Get to know Sean Alaback of Intellicore as he discusses his role within the company.

What is your role within the company?

I run the business analysis and quality assurance parts of the business. My focus is understanding what our clients and potential clients are looking for, translating that into a form where it can be developed into an actual application, and then making sure that the final product both matches those expectations, and meets the level of quality people expect from Intellicore.

What do you like most about working for Intellicore?

We aren't a tiny company, but we aren't big either. It's easy to see the impact you make on the business on a day to day basis, but it's also a large enough organisation that if there is a particular direction you want to go down, we likely will have the space to make that happen.

What first attracted you to your area of expertise?

I like to create things and started my career in marketing and communications on Madison Avenue. The best part of my job was helping guide entrepreneurs and business leaders to think through how to grow or pivot their businesses.
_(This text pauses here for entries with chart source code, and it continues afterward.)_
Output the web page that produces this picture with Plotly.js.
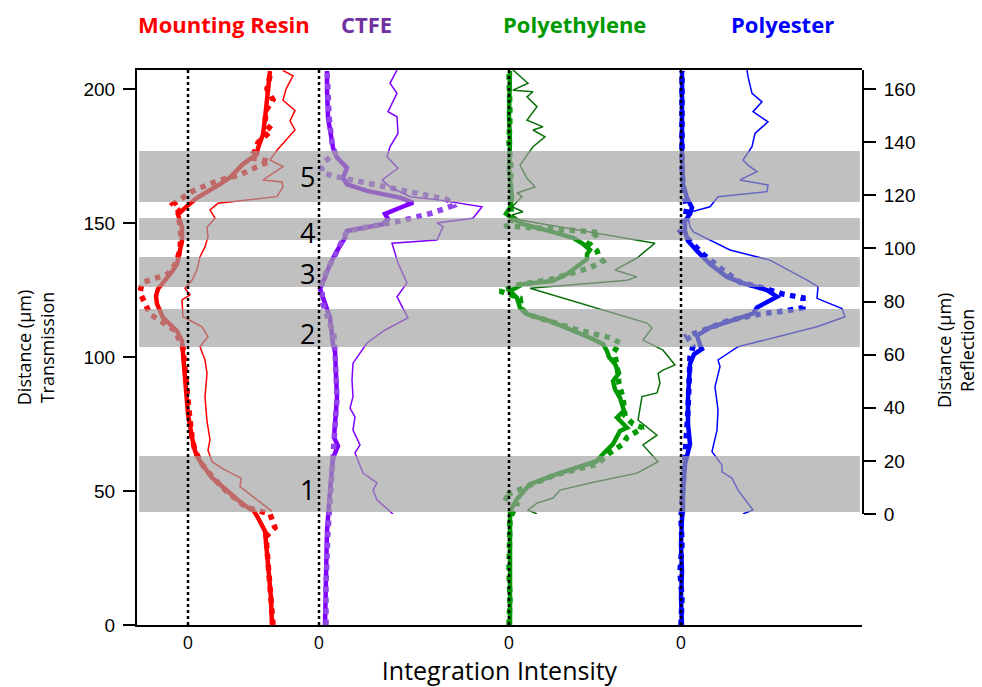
<!DOCTYPE html>
<html>
<head>
<meta charset="utf-8">
<script src="https://cdn.plot.ly/plotly-3.0.1.min.js"></script>
<style>html,body{margin:0;padding:0;background:#fff;}#chart{width:982px;height:687px;}</style>
</head>
<body>
<div id="chart"></div>
<script>
// ---- column zero positions on the shared intensity axis ----
const materials = ["Mounting Resin", "CTFE", "Polyethylene", "Polyester"];
const zeroOffsets = [5.1, 18.2, 37.2, 54.4];

// ---- Mounting Resin ----
const resinTransY = [0,10,22.8,35,40,42.5,45,50,55,60,63,65,70,78.7,91,103.5,106,109.7,114.7,119.8,122.8,125.4,127.1,130.9,134.6,139.6,143.3,148.3,153.2,156.3,159.4,164.5,167,172,175.7,178,183,189,195.5,201,206.7];
const resinTransX = [8.4,8.3,8.0,7.7,7.0,6.6,5.5,3.9,2.4,1.4,0.9,0.7,0.4,0.0,-0.3,-0.5,-0.6,-1.1,-2.5,-3.1,-3.2,-3.0,-2.6,-1.8,-1.1,-0.8,-0.6,-0.6,-1.0,-0.1,0.9,3.2,4.2,5.5,6.9,7.0,7.5,7.7,7.9,8.0,8.2];
const resinFitY = [0,10,22.8,33,36.3,41.4,44,50,55,60,65,70,80,91,103.5,110,113.4,116,120,124,127.7,131,135,140,145,150,155,157,162,165.7,168,172,173,174.4,176.9,180,184.7,187,192,196,200,206.7];
const resinFitX = [8.5,8.3,8.0,7.8,8.7,8.2,5.8,3.8,2.5,1.4,0.7,0.4,0.1,-0.2,-0.5,-1.3,-2.6,-3.8,-4.3,-4.8,-4.6,-2.0,-1.2,-0.8,-0.7,-0.8,-1.0,-1.5,0.5,2.9,5.2,7.5,8.2,6.2,6.7,7.0,8.4,7.7,7.8,8.5,7.9,8.3];
const resinReflY = [1,5,10.3,13.5,17,19.7,24,28,35,44,53,58,63,66.8,70.5,74.3,80.6,82.5,85,88,92,96.9,100.6,104.4,108,111.4,114.5,117,119.5,123.2,125,125.8,130.8,133.3,137,144.6,148,152,155.8,160,165,167];
const resinReflX = [8.4,7.0,5.2,5.3,3.5,2.4,2.0,2.2,1.9,1.7,1.9,1.7,1.2,2.0,1.4,-0.5,-0.6,0.2,-0.3,0.4,0.9,1.2,1.7,2.0,1.9,2.7,2.2,3.0,8.9,9.5,9.4,7.5,9.5,8.2,8.9,10.7,10.2,10.7,9.5,9.8,10.5,9.5];

// ---- CTFE ----
const ctfeTransY = [0,15,35,50,62.4,66.8,70,84.8,95,102,105,114.7,122.1,125.4,129.6,134.7,139.6,144.5,147,149.6,151.5,153.4,155.7,157.6,159.5,162,164.4,166.9,170.6,174.4,178.1,189.3,200,206.7];
const ctfeTransX = [0.6,0.7,0.8,1.1,1.4,1.9,1.5,1.8,1.7,1.6,1.4,1.1,0.4,0.1,0.6,1.1,1.8,2.6,2.8,6.4,6.9,6.6,8.1,9.4,8.1,4.8,2.8,2.4,2.8,1.8,1.4,0.9,0.8,0.8];
const ctfeFitY = [0,15,35,50,62,70,85,102,108,112.3,116,119.8,124,128.4,132,137,142,145,147,149.6,150.7,153.8,156.5,158.8,160.7,162.6,165.1,167.5,169,171,173,176,180,190,200,206.7];
const ctfeFitX = [0.7,0.7,0.9,1.2,1.4,1.6,1.8,1.6,1.5,1.1,0.8,0.4,0.3,0.3,0.8,1.5,2.1,2.5,2.8,6.4,8.1,11.4,13.4,12.8,10.4,8.1,4.8,1.4,0.3,0.3,0.6,1.6,1.3,1.0,0.9,0.8];
const ctfeReflY = [0,5.3,9,11.7,15.4,23,26,31.6,36.6,39.9,44.2,50.5,56.8,64.4,69.3,73.8,81.8,87,94.5,102,103.2,108.2,109.6,111.4,115.7,118.2,119.5,123.2,125.8,130.2,134.5,138.3,143.3,149.6,151.5,158.4,162.2,167.2];
const ctfeReflX = [7.4,5.8,5.4,5.8,4.4,3.6,4.1,3.4,3.6,3.1,3.4,3.3,3.4,4.8,6.6,8.9,7.8,8.8,7.9,7.3,11.8,12.4,11.8,15.4,16.3,12.1,9.1,7.1,6.3,7.9,6.8,7.1,7.9,7.8,6.9,7.8,7.1,7.8];

// ---- Polyethylene ----
const peTransY = [0,10,20,30,40,42.5,47,52.6,56.3,58.7,61.2,63.8,67.5,72.4,73.6,77.4,80,84.8,88,91,94,97.4,100,102.2,104.9,107.2,109.7,113.4,116,118.4,122.1,124.6,127.2,128.4,131,134.7,136.5,138.4,140,142.2,144.5,147,149.6,151.5,153.5,155.7,159.4,170,180,190,200,206.7];
const peTransX = [0.1,0.1,0.1,0.1,0.1,0.1,0.8,2.1,4.8,6.8,8.8,9.4,10.4,11.1,11.8,10.8,11.5,11.1,10.6,10.4,11.0,10.6,10.0,9.8,9.4,8.1,6.4,4.1,1.8,1.1,0.8,0.1,1.4,4.4,5.8,7.1,7.8,7.8,8.1,7.4,6.4,4.1,1.4,0.4,-0.3,0.1,0.3,0.0,0.1,0.0,0.1,0.1];
const peFitY = [0,10,20,30,40,45,48,52,56,60,64,67.5,70,73.6,75,78,84.8,90,97,102,105.3,107.2,110,113.4,116,118,122,124.6,127,129,131,133.3,135.8,137.5,139.6,142.5,145,146.4,147,147.8,148.5,148.9,151,155,160,170,180,190,200,206.7];
const peFitX = [0.0,0.1,0.0,0.1,0.1,0.8,-0.6,2.0,4.6,8.8,10.0,11.4,11.8,13.4,12.4,11.6,11.4,11.0,10.8,10.5,11.1,10.1,7.0,4.0,1.8,1.3,1.1,-0.9,1.0,4.2,6.0,8.1,9.4,9.0,8.8,8.0,8.5,9.1,7.4,4.5,2.0,-0.4,0.3,0.2,0.1,0.2,0.0,0.1,0.1,0.0];
const peReflY = [0,1.5,4.1,6,9,11.7,15.4,19.7,26,29.7,35.4,44.2,45.6,49.3,53,54.2,56.1,61.7,65.5,70,71.9,84.3,85,88,89.3,91.9,96.4,102,110.7,112.6,113.8,115.7,119.5,120.9,123.2,126.4,131.4,138.3,142,144.6,145.8,148.3,153.4,157.1,159,159.6,162.2,167.2];
const peReflX = [2.8,1.9,2.8,4.4,5.1,8.1,12.8,14.9,13.4,14.8,12.9,13.3,14.8,15.1,14.9,15.4,16.6,15.4,13.4,14.3,13.8,2.8,2.1,11.8,12.8,10.6,12.8,14.6,1.1,0.3,1.4,0.3,1.3,0.8,2.6,1.8,1.1,2.4,3.6,2.4,3.4,1.8,2.8,1.8,2.4,0.4,1.9,0.4];

// ---- Polyester ----
const pesTransY = [0,10,20,30,40,42.5,50,60,67.5,75,84.8,90,97.4,101,103,104.5,108,111,112.7,116.2,118.5,122.5,125,127.6,129.9,134.7,139.6,143.3,147,150.7,153.4,155.7,159.4,164.5,176.9,190,206.7];
const pesTransX = [0.1,0.0,0.1,0.0,0.1,0.2,0.2,0.4,0.9,0.7,0.7,0.8,0.9,1.3,2.1,1.9,1.6,2.9,4.2,7.2,7.6,9.6,8.6,6.2,4.6,2.9,1.6,0.7,0.4,0.4,0.9,1.1,0.6,0.2,0.1,0.1,0.1];
const pesFitY = [0,10,20,30,40,50,60,70,80,90,100,104,107.8,110.9,113.4,114.5,116,117.3,118.4,122.1,123.5,126.1,127.9,133.3,138.4,143.3,147,149.6,152,156,160,170,180,190,200,206.7];
const pesFitX = [0.0,0.1,-0.1,0.1,0.0,0.2,0.3,0.6,0.7,0.8,0.9,1.2,0.6,2.9,4.6,5.9,7.9,10.6,12.2,12.2,10.2,7.9,5.9,3.9,2.2,0.9,-0.1,0.1,0.4,0.6,0.3,0.1,0.1,0.0,0.1,0.1];
const pesReflY = [0,1.5,9,13.5,15.9,18.4,23.5,31.6,39.2,47.9,55.5,58,63,66.5,70.5,74.3,77.4,81.2,85.6,88.1,95.6,99.4,106.3,108.2,113.3,115.7,119.5,121.4,123.9,125.8,128.9,131.4,133.3,138.3,143.3,147.7,151.5,155.2,158.4,164.7,167.2];
const pesReflX = [6.2,7.2,5.7,5.1,4.1,4.1,3.1,3.6,3.7,3.4,3.9,3.7,5.7,9.5,13.6,16.4,16.1,13.6,13.7,12.6,8.9,4.9,1.2,0.9,0.6,2.9,3.7,8.6,8.7,5.9,7.6,6.7,6.2,7.1,7.4,8.7,7.2,8.1,7.1,6.7,6.6];

// ---- shaded layers (transmission distance, µm) ----
const bandLabels = ["1", "2", "3", "4", "5"];
const bandLow  = [42.2, 103.7, 126.1, 143.7, 157.8];
const bandHigh = [63.1, 117.9, 137.3, 151.9, 176.9];
const bandLabelY = [50.7, 108.6, 131, 146.6, 167.2];

// ---- styling ----
const solidColors = ["#ff0000", "#8000ff", "#009900", "#0000ff"];
const dotColors   = ["#ff0000", "#9444ec", "#009900", "#0000ff"];
const thinColors  = ["#ff0000", "#8000ff", "#0b700b", "#0000ff"];
const headColors  = ["#ff0000", "#7030a0", "#009900", "#0000ff"];
const headX = [0.12, 0.317, 0.604, 0.891];

const series = [
  [resinTransX, resinTransY, resinFitX, resinFitY, resinReflX, resinReflY],
  [ctfeTransX, ctfeTransY, ctfeFitX, ctfeFitY, ctfeReflX, ctfeReflY],
  [peTransX, peTransY, peFitX, peFitY, peReflX, peReflY],
  [pesTransX, pesTransY, pesFitX, pesFitY, pesReflX, pesReflY]
];

const traces = [];
series.forEach((s, i) => {
  const off = zeroOffsets[i];
  const sh = arr => arr.map(v => v + off);
  traces.push({x: sh(s[0]), y: s[1], xaxis: 'x', yaxis: 'y', mode: 'lines',
    line: {color: solidColors[i], width: 4.5}, hoverinfo: 'skip'});
  traces.push({x: sh(s[2]), y: s[3], xaxis: 'x', yaxis: 'y', mode: 'lines',
    line: {color: dotColors[i], width: 5.5, dash: 'dot'}, hoverinfo: 'skip'});
});
series.forEach((s, i) => {
  const off = zeroOffsets[i];
  traces.push({x: s[4].map(v => v + off), y: s[5], xaxis: 'x', yaxis: 'y2', mode: 'lines',
    line: {color: thinColors[i], width: 1.5}, hoverinfo: 'skip'});
});

const shapes = [];
bandLow.forEach((lo, k) => {
  shapes.push({type: 'rect', layer: 'above', xref: 'paper', x0: 0.003, x1: 0.997,
    yref: 'y', y0: lo, y1: bandHigh[k], fillcolor: 'rgba(159,159,159,0.66)', line: {width: 0}});
});
zeroOffsets.forEach(o => {
  shapes.push({type: 'line', layer: 'above', xref: 'x', x0: o, x1: o, yref: 'paper', y0: 0, y1: 1,
    line: {color: '#000', width: 2.5, dash: 'dot'}});
});

const annotations = [];
materials.forEach((m, i) => {
  annotations.push({text: m, xref: 'paper', yref: 'paper', x: headX[i], y: 1.083,
    xanchor: 'center', yanchor: 'middle', showarrow: false,
    font: {family: 'Open Sans', size: 22, color: headColors[i], weight: 'bold'}});
});
bandLabels.forEach((t, k) => {
  annotations.push({text: t, xref: 'paper', yref: 'y', x: 0.2345, y: bandLabelY[k],
    xanchor: 'center', yanchor: 'middle', showarrow: false,
    font: {family: 'Open Sans', size: 27, color: '#000'}});
});
annotations.push({text: 'Distance (µm)<br>Reflection', xref: 'paper', yref: 'paper',
  x: 1.128, y: 0.495, xanchor: 'center', yanchor: 'middle', textangle: -90, showarrow: false,
  font: {family: 'Open Sans', size: 18, color: '#000'}});

const layout = {
  width: 982, height: 687,
  margin: {l: 137, r: 120, t: 70, b: 62},
  paper_bgcolor: '#fff', plot_bgcolor: 'rgba(0,0,0,0)',
  showlegend: false,
  xaxis: {range: [0, 72.5], showgrid: false, zeroline: false, showline: true, linecolor: '#000',
    linewidth: 2, mirror: true, ticks: '', tickvals: zeroOffsets, ticktext: ['0', '0', '0', '0'],
    ticklabelstandoff: 0,
    tickfont: {family: 'Open Sans', size: 18, color: '#000'},
    title: {text: 'Integration Intensity', font: {family: 'Open Sans', size: 25, color: '#000'}, standoff: 12}},
  yaxis: {range: [0, 207.1], showgrid: false, zeroline: false, showline: true, linecolor: '#000',
    linewidth: 2, ticks: 'outside', ticklen: 12, tickwidth: 2, tickcolor: '#000', dtick: 50,
    ticklabelstandoff: 4,
    tickfont: {family: 'Liberation Sans, Arial', size: 19, color: '#000'},
    title: {text: 'Distance (µm)<br>Transmission', font: {family: 'Open Sans', size: 18, color: '#000'}, standoff: 24}},
  yaxis2: {domain: [0.2, 1], anchor: 'x', side: 'right', range: [0, 167.2], showgrid: false,
    zeroline: false, showline: true, linecolor: '#000', linewidth: 2, ticks: 'outside', ticklen: 12,
    tickwidth: 2, tickcolor: '#000', dtick: 20, ticklabelstandoff: 4,
    tickfont: {family: 'Liberation Sans, Arial', size: 19, color: '#000'}},
  shapes: shapes,
  annotations: annotations
};

Plotly.newPlot('chart', traces, layout, {staticPlot: true, displayModeBar: false});
</script>
</body>
</html>
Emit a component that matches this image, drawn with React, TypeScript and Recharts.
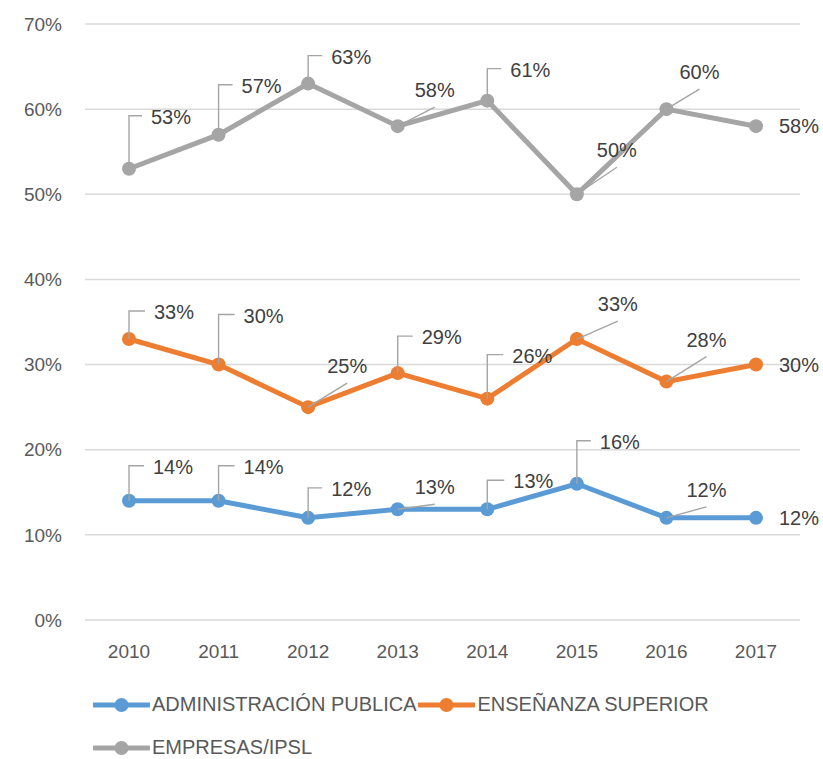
import React from "react";
import { LineChart, Line, XAxis, YAxis, CartesianGrid, Legend, LabelList } from "recharts";

const years = ["2010", "2011", "2012", "2013", "2014", "2015", "2016", "2017"];
const administracion = [14, 14, 12, 13, 13, 16, 12, 12];
const ensenanza = [33, 30, 25, 29, 26, 33, 28, 30];
const empresas = [53, 57, 63, 58, 61, 50, 60, 58];
const yTicks = [0, 10, 20, 30, 40, 50, 60, 70];

const seriesNames = ["ADMINISTRACIÓN PUBLICA", "ENSEÑANZA SUPERIOR", "EMPRESAS/IPSL"];
const colors = ["#5B9BD5", "#ED7D31", "#A5A5A5"];

// label placement (offset of label text from its point, and leader style)
type Place = [number, number, "up" | "diag" | "right"];
const adminPlace: Place[] = [
  [24, -34, "up"], [25, -34, "up"], [23, -29, "up"], [17, -22, "diag"],
  [26, -28, "up"], [23, -42, "up"], [20, -28, "diag"], [23, 0, "right"],
];
const ensPlace: Place[] = [
  [25, -27, "up"], [25, -49, "up"], [19, -41, "diag"], [24, -36, "up"],
  [25, -43, "up"], [21, -35, "diag"], [20, -42, "diag"], [23, 0, "right"],
];
const empPlace: Place[] = [
  [22, -52, "up"], [23, -49, "up"], [23, -27, "up"], [17, -36, "diag"],
  [23, -31, "up"], [20, -44, "diag"], [13, -37, "diag"], [23, 0, "right"],
];

const data = years.map((y, i) => ({
  year: y,
  admin: administracion[i],
  ens: ensenanza[i],
  emp: empresas[i],
}));

const FONT = "'Liberation Sans', Arial, sans-serif";

function makeLabel(places: Place[]) {
  return (props: any) => {
    const { x, y, value, index } = props;
    const p = places[index];
    if (!p || x == null || y == null) return null;
    const [dx, dy, kind] = p;
    let leader = null;
    if (kind === "up") {
      const ly = y + dy - 1;
      leader = <polyline points={`${x},${y} ${x},${ly} ${x + dx - 9},${ly}`} fill="none" stroke="#A5A5A5" strokeWidth={1.4} />;
    } else if (kind === "diag") {
      leader = <line x1={x} y1={y} x2={x + dx + 20} y2={y + dy + 17} stroke="#A5A5A5" strokeWidth={1.4} />;
    }
    return (
      <g>
        {leader}
        <text x={x + dx} y={y + dy} dominantBaseline="central" textAnchor="start" fill="#404040" fontSize={20} fontFamily={FONT}>
          {value}%
        </text>
      </g>
    );
  };
}

function LegendContent() {
  return (
    <div style={{ display: "flex", flexWrap: "wrap", width: 660, paddingLeft: 93, paddingTop: 4, fontFamily: FONT, fontSize: 20, color: "#595959" }}>
      {seriesNames.map((n, i) => (
        <div key={n} style={{ display: "flex", alignItems: "center", height: 43, marginRight: 2 }}>
          <svg width={57} height={16}>
            <line x1={1} y1={8} x2={56} y2={8} stroke={colors[i]} strokeWidth={5} strokeLinecap="round" />
            <circle cx={28.5} cy={8} r={7} fill={colors[i]} />
          </svg>
          <span style={{ marginLeft: 2 }}>{n}</span>
        </div>
      ))}
    </div>
  );
}

export default function App() {
  return (
    <div style={{ position: "absolute", left: 0, top: 0, width: 823, height: 759, background: "#fff" }}>
      <LineChart width={823} height={759} data={data} margin={{ top: 24, right: 23, left: 0, bottom: 0 }}>
        <CartesianGrid vertical={false} stroke="#D9D9D9" strokeWidth={1.5} />
        <XAxis
          dataKey="year"
          padding={{ left: 44, right: 44 }}
          axisLine={false}
          tickLine={false}
          tickSize={0}
          tickMargin={25}
          height={59}
          tick={{ fill: "#595959", fontSize: 19, fontFamily: FONT }}
        />
        <YAxis
          width={85}
          domain={[0, 70]}
          ticks={yTicks}
          tickFormatter={(v: number) => `${v}%`}
          axisLine={false}
          tickLine={false}
          tickSize={0}
          tickMargin={23}
          tick={{ fill: "#595959", fontSize: 19, fontFamily: FONT }}
        />
        <Legend verticalAlign="bottom" align="left" content={() => <LegendContent />} wrapperStyle={{ height: 80 }} />
        <Line dataKey="admin" name={seriesNames[0]} stroke={colors[0]} strokeWidth={5} dot={{ r: 7, fill: colors[0], stroke: "none" }} isAnimationActive={false}>
          <LabelList dataKey="admin" content={makeLabel(adminPlace)} />
        </Line>
        <Line dataKey="ens" name={seriesNames[1]} stroke={colors[1]} strokeWidth={5} dot={{ r: 7, fill: colors[1], stroke: "none" }} isAnimationActive={false}>
          <LabelList dataKey="ens" content={makeLabel(ensPlace)} />
        </Line>
        <Line dataKey="emp" name={seriesNames[2]} stroke={colors[2]} strokeWidth={5} dot={{ r: 7, fill: colors[2], stroke: "none" }} isAnimationActive={false}>
          <LabelList dataKey="emp" content={makeLabel(empPlace)} />
        </Line>
      </LineChart>
    </div>
  );
}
Now I get to do the same thing, but rather than write a press release at the end of the process, I get to design and help build the technology that makes that growth and those pivots possible.

What are the values that drive you?

I like to make things be the best I can possibly make them. There will of course be some limits to that but no matter what I make, be it fresh pasta or an ERP system, there is a great deal of pride that comes from looking at that product and feeling like I couldn't possibly have done it any better than I did.

What is a key challenge that your customers face that you want to solve/have helped to solve?

A lot of people are really used to computers and computer systems controlling everything they do. When we start developing a new system, clients will often think that what the system can do will be restricted to "what the system can do". But with a bespoke system, we are writing it from the ground up and the limit to what is possible is often imagination. The breakthrough moment I usually look for in software design is the moment when the realisation clicks with a customer. They don't need to fit their process into what the software is able to do, they can create their process and the software will support that.

What is the most exciting part of your job?

There is nothing better than unveiling a final product to a client for the first time. Especially to someone who is going to be working with a tool every day. Many of they systems we build may only have a few dozen users, but many of those users may be using it for four or more hours a day, which means making that application work really improves the quality of their work life. So getting to show them that new system for the first time is pretty amazing.

Outside of work, what are you passionate about?

I enjoy cooking, travelling and setting a really poor example for my son...

What's something about you that not a lot of people know?

After school, I moved to Los Angeles and pursued being a television writer, with a little bit of success.

Describe yourself in three words.

Just a boy.

What are your hobbies/what do you do on the weekends?

When I have the space for it, I enjoy gardening. I try to do a good bit of swimming but at the end of the day, I'm a nerd and with nothing else to do will quickly pull out the computer and start coding some idea I have.